Das amerikanische Hinterland bürgt für provinziellen Bildungsmangel und brodelnde Vorurteile. Neben Klischees festigt das ein Subgenre des Horrorfilms – den Backwoodslasher. Nach seiner Etablierungsphase in den Siebzigern wurde es still um die Mordlust der Minderbemittelten. Bis zum neu entfachten Interesse der Filmindustrie zu Beginn des neuen Jahrtausends. Die alten Schrecken, seinerzeit stark politisch motiviert, lassen sich heute prächtig vermarkten. Ihre Gewaltdarstellung aber ist seines Subtextes beraubt worden und dient nur mehr dem Zweck der Unterhaltung. Ohnehin ist der Splatter im Mainstream angekommen. Was läge da näher, als seine Ausschlachtung im Sinne einer fehlgeleiteten Überbietungslogik voranzutreiben?
Unter den Filmemachern aber mehrt sich die Einstellung einer Rückbesinnung auf die formalen „Werte“ der Vergangenheit. Während Kinoproduktionen wie „The Hills have Eyes 2“, „Texas Chainsaw Massacre: The Beginning“ oder das alljährliche „Saw“-Sequel die Schatten der Vergangenheit kommerziell zu Tode schinden, richten sich immer mehr Billigproduktionen an der Stilistik der unter ähnlichen Bedingungen entstandenen Vorbilder aus. Darin wird wieder vermehrt der Mensch zum Mörder, nicht die Kettensäge schwingende Missgeburt oder die radioaktiv verseuchten Mutanten. Diesen Interessenswandel beherzt, nicht zuletzt begünstigt durch Rob Zombies „The Devil’s Rejects“, hat Regisseur Jim McMahon. Dessen Debütfilm „Bloodshed“ orientiert sich mehr am Drama denn am Horror und kommt damit der nüchternen Betrachtung eines „Henry – Portrait of a Serial Killer“ näher als der Explikation eines „Hostel“.
Wieder dient die bewaldete Abgeschiedenheit als Kulisse blutiger Taten. Zwei Männer, eine Hütte, eine Axt. Das Konzept scheint bekannt. Aber McMahon geht seinen eigenen Weg. Und der führt an plakativ ausgestellter Blutlust weitgehend vorbei. Die beiden Männer sind Brüder, der dominante Frank (Íce Mrozek, „Pale Blue Moon“) und der zurückgeblieben wirkende Donnie (Christopher Childs). Sie umgibt der mysteriöse Tod ihrer Eltern, der in der nahen Gemeinde die Legende säugt, dass beide selbst die Mörder seien. Als es zum Streit mit Jugendlichen aus der Umgebung kommt, eskaliert die Situation. Donnie wird brutal zusammengeschlagen, woraufhin Frank zum Beil greift. Ihre Versuche, den Vorfall zu vertuschen, führt zu immer neuen Leichen.

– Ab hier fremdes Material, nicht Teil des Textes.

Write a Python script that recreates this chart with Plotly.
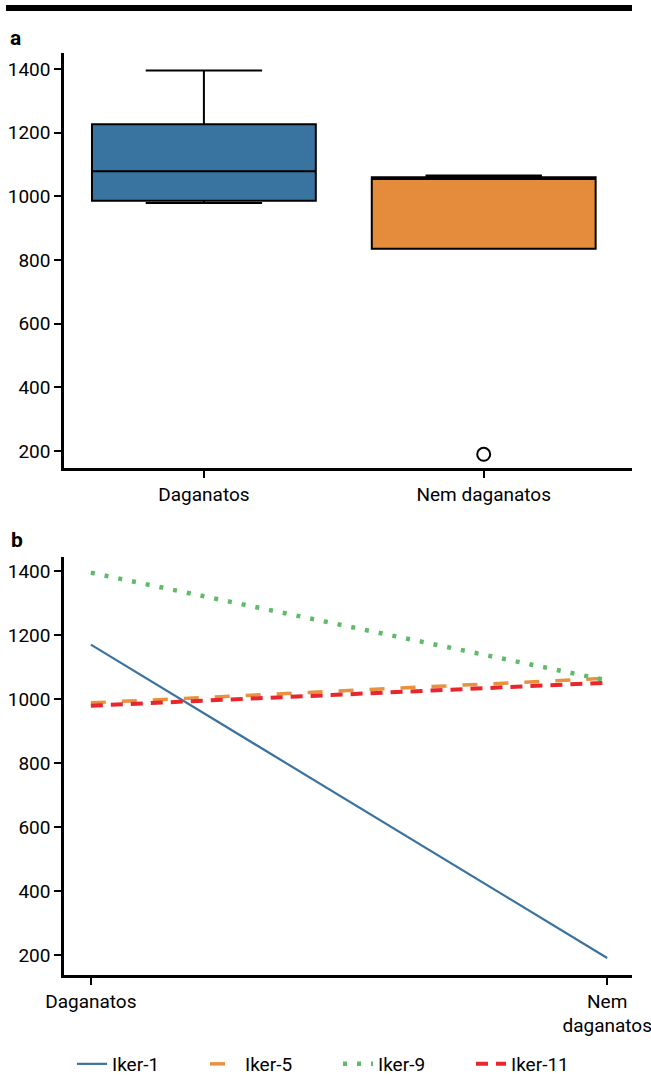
import numpy as np
import plotly.graph_objects as go

categories = ["Daganatos", "Nem daganatos"]
tick_text_b = ["Daganatos", "Nem<br>daganatos"]
series_names = ["Iker-1", "Iker-5", "Iker-9", "Iker-11"]
iker_1 = [1170, 190]
iker_5 = [988, 1065]
iker_9 = [1395, 1058]
iker_11 = [979, 1051]
y_ticks = [200, 400, 600, 800, 1000, 1200, 1400]

series = [iker_1, iker_5, iker_9, iker_11]
box_colors = ["#39739f", "#e48c3c"]
line_styles = [
    dict(color="#3a72a0", width=2.2, dash="solid"),
    dict(color="#e8913f", width=3.5, dash="15px,16px"),
    dict(color="#5fba6a", width=4.5, dash="4px,10px"),
    dict(color="#e8262d", width=4, dash="12px,8px"),
]

FONT = "Roboto, Liberation Sans, sans-serif"
FS = 19

fig = go.Figure()

# Panel a: boxes (stats computed from the group values)
for ci, cat in enumerate(categories):
    vals = np.array([s[ci] for s in series], dtype=float)
    q1, med, q3 = np.percentile(vals, [25, 50, 75])
    iqr = q3 - q1
    lo_lim, hi_lim = q1 - 1.5 * iqr, q3 + 1.5 * iqr
    inside = vals[(vals >= lo_lim) & (vals <= hi_lim)]
    lf = min(inside.min(), q1)
    uf = max(inside.max(), q3)
    fig.add_trace(go.Box(
        x=[cat], q1=[q1], median=[med], q3=[q3], lowerfence=[lf], upperfence=[uf],
        width=0.8, whiskerwidth=0.52, fillcolor=box_colors[ci],
        line=dict(color="black", width=2), boxpoints=False,
        showlegend=False, xaxis="x", yaxis="y",
    ))
    outl = vals[(vals < lo_lim) | (vals > hi_lim)]
    if len(outl):
        fig.add_trace(go.Scatter(
            x=[cat] * len(outl), y=outl, mode="markers",
            marker=dict(symbol="circle-open", size=13, color="black", line=dict(width=2)),
            showlegend=False, xaxis="x", yaxis="y",
        ))

# Panel b: lines
for name, vals, st in zip(series_names, series, line_styles):
    fig.add_trace(go.Scatter(
        x=categories, y=vals, mode="lines", name=name, line=st,
        xaxis="x2", yaxis="y2",
    ))

W, H = 651, 1075
ml, mr, mt, mb = 64, 19, 53, 100
ph = H - mt - mb
pw = W - ml - mr

def py(pix):
    return (H - mb - pix) / ph

def px(pix):
    return (pix - ml) / pw

axis_common = dict(
    showline=True, linecolor="black", linewidth=2.5, ticks="outside",
    ticklen=7, tickwidth=2, tickcolor="black", showgrid=False, zeroline=False,
    automargin=False, tickfont=dict(size=FS, color="black", family=FONT),
)

fig.update_layout(
    width=W, height=H,
    margin=dict(l=ml, r=mr, t=mt, b=mb, autoexpand=False),
    plot_bgcolor="white", paper_bgcolor="white",
    font=dict(family=FONT, color="black", size=FS),
    boxmode="overlay",
    xaxis=dict(domain=[0, 1], anchor="y", type="category", range=[-0.5, 1.53],
               categoryorder="array", categoryarray=categories, **axis_common),
    yaxis=dict(domain=[py(468), 1], anchor="x", range=[147, 1450],
               tickvals=y_ticks, **axis_common),
    xaxis2=dict(domain=[0, 1], anchor="y2", type="category", range=[-0.052, 1.048],
                categoryorder="array", categoryarray=categories,
                tickvals=categories, ticktext=tick_text_b, **axis_common),
    yaxis2=dict(domain=[0, py(557)], anchor="x2", range=[137, 1444],
                tickvals=y_ticks, **axis_common),
    legend=dict(orientation="h", x=px(72), xanchor="left", y=py(1064), yanchor="middle",
                font=dict(size=FS, family=FONT), tracegroupgap=0,
                entrywidth=88, entrywidthmode="pixels"),
    showlegend=True,
    shapes=[dict(type="line", xref="paper", yref="paper", x0=px(6), x1=px(632),
                 y0=py(8), y1=py(8), line=dict(color="black", width=6))],
    annotations=[
        dict(text="<b>a</b>", xref="paper", yref="paper", x=px(8), y=py(38),
             xanchor="left", yanchor="middle", showarrow=False, font=dict(size=21, family=FONT)),
        dict(text="<b>b</b>", xref="paper", yref="paper", x=px(9), y=py(540),
             xanchor="left", yanchor="middle", showarrow=False, font=dict(size=21, family=FONT)),
    ],
)

fig.write_html("out.html", config={"displayModeBar": False},
               post_script="document.body.style.margin='0';")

Dem stimmigen Low-Budget-Horror geht es mehr um die Figuren als um blutige Gewalt. Dass aber soll nicht bedeuten, dass sich die Darstellung körperlichen wie geistigen Schmerzes bedeckt hielte. Die Wirkung verstärkt sich durch das ansehnliche Spiel der Akteure, aus deren Reihen vor allem Íce Mrozek herausragt. Er verleiht dem Charakter des undurchsichtigen Frank eine Präsenz, die den Film nahezu an sein Auftreten bindet. Weil McMahon aber nicht das klassische Terrorkino bedient, bleiben die Klischees des Genres weitgehend außen vor. Das spricht gerade für die dramaturgische Entwicklung, selbst wenn die Motivation der Figuren nicht immer nachvollziehbar scheint. Für atmosphärische Momente ist gesorgt, allein aufgrund der bedrohlich sägenden Geigenklänge. Die Hard-Fans des Splatterfilms wird „Bloodshed“ verprellen, Freunde des vordergründigen Grusels ebenso. Leicht wird es nicht eine Publikumsnische zu erschließen. Trotzdem darf ein Blick riskiert werden.